Society of Dilettantifree

(act. 1732–2003)

Society of Dilettantifree

(act. 1732–2003)
  • Jason M. Kelly

Society of Dilettanti (act. 1732–2003),

Society of Dilettanti (act. 1732–2003)

by Charles Algernon Tomkins, mid-19th cent. (after Sir Joshua Reynolds)

was founded by a group of gentlemen who met each other in Italy while on the grand tour. Thus travel to Italy, and later Greece, became a requirement for membership. The word dilettante is of Italian origin and its adoption by the society to refer to a lover of fine arts is its first recorded use in English.

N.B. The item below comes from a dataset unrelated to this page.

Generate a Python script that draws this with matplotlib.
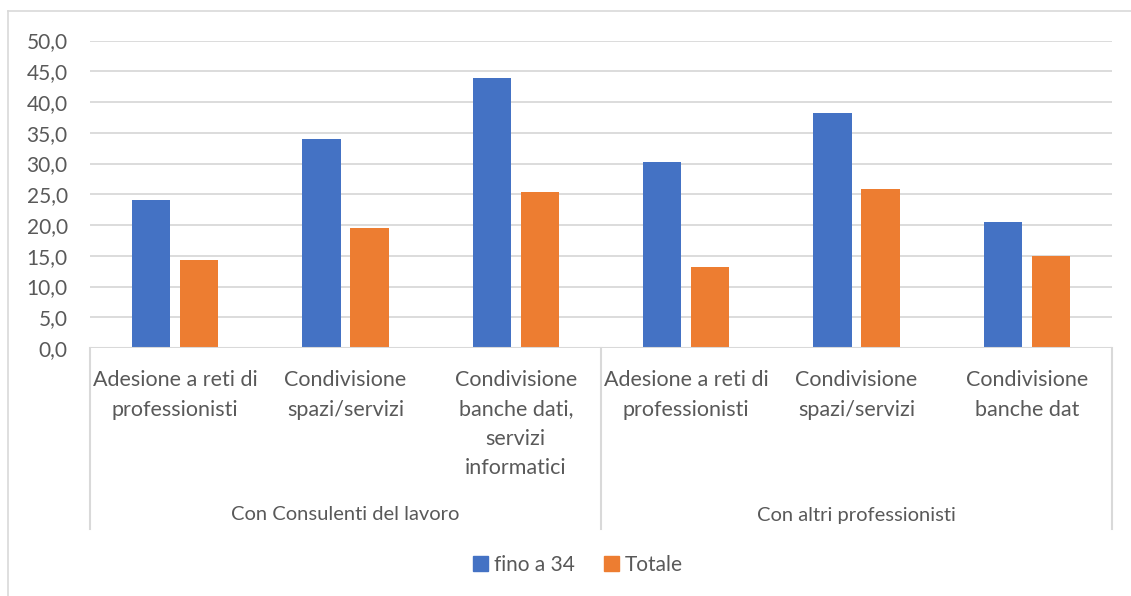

Early organization and membership

One of thousands of British associations that were formed during the Enlightenment, the Dilettanti originally met for informal conversation in London during the first years of the society's existence. The probable initiators of the society, in 1732, were Gustavus Hamilton, second Viscount Boyne (1710–1746); Charles Sackville, earl of Middlesex; Sir Francis Dashwood, later eleventh Baron Le Despencer; Joseph Spence; Sir James Gray; Sewallis Shirley (1709–1765); William Ponsonby, later Viscount Duncannon and second earl of Bessborough; William Denny; and William Strode (c.1712–1755), who had been intimates both in Italy and upon their return to England. Unlike many other organizations in clubbable eighteenth-century London, the Society of Dilettanti formalized its meetings by recording its rules, membership list, minutes, and finances. At the first recorded meeting, at the Bedford Head tavern, Covent Garden, on 6 March 1736, were present Thomas Archer (1695–1768), a Warwickshire landowner and politician, eventually first Baron Archer, who was the society's first recorded president; Lord Boyne; John Howe (1707–1769); Sir James Gray; Dashwood; George Gray [see under Gray, Sir James]; William Degge (b. 1698); Sir Hugh Smithson [see Percy, Hugh first duke of Northumberland]; Sir Brownlow Sherard, fourth baronet (d. 1748); Thomas Whitmore (d. 1773); and Denny. On 14 April 1743 Horace Walpole provided a succinct summary of the group's early reputation in a letter to Horace Mann, claiming that the Society of Dilettanti was 'a club, for which the nominal qualification is having been in Italy, and the real one being drunk; the two chiefs are Lord Middlesex and Sir Francis Dashwood, who were seldom sober the whole time they were in Italy' (Walpole, Corr., 18.211).

Early patronage

While Walpole's observation was astute, by mid-century the Society of Dilettanti became more than just a dining society. In the spirit of its mottoes—Viva la virtù, Esto praeclara, esto perpetua, Grecian taste and Roman spirit, and Seria ludo—the organization pooled its financial resources to effect a change in British taste. In the 1740s it sponsored Lord Middlesex's series of Italian operas in London. The group also began a tradition of giving its aesthetic nod of approval to select painters by inviting one to serve as ‘painter to the society’. With this position often came commissions by the Dilettanti and its members. Consequently the society came to own an esteemed collection of portraits and portrait groups by such artists as George Knapton, Sir Joshua Reynolds, Sir Thomas Lawrence, Frederic, Lord Leighton, John Singer Sargent, and John Ward. By the 1750s the Dilettanti and its members had developed a reputation for artistic patronage, and in 1755 Francis Hayman's committee of painters approached the Dilettanti for support in founding an academy of arts. While interested, the Dilettanti asked a high price for their support, including the right to choose half the academy's artists as well as the president. Thus the negotiations failed and Britain had to wait another decade for its academy, although, following the foundation of the Royal Academy in 1768, many presidents, including Joshua Reynolds, Benjamin West, Thomas Lawrence, and Charles Lock Eastlake, became members of the Dilettanti. Financial support for the Royal Academy began in 1775 when the Society of Dilettanti founded a scholarship to send students of the Royal Academy to study in Italy and Greece.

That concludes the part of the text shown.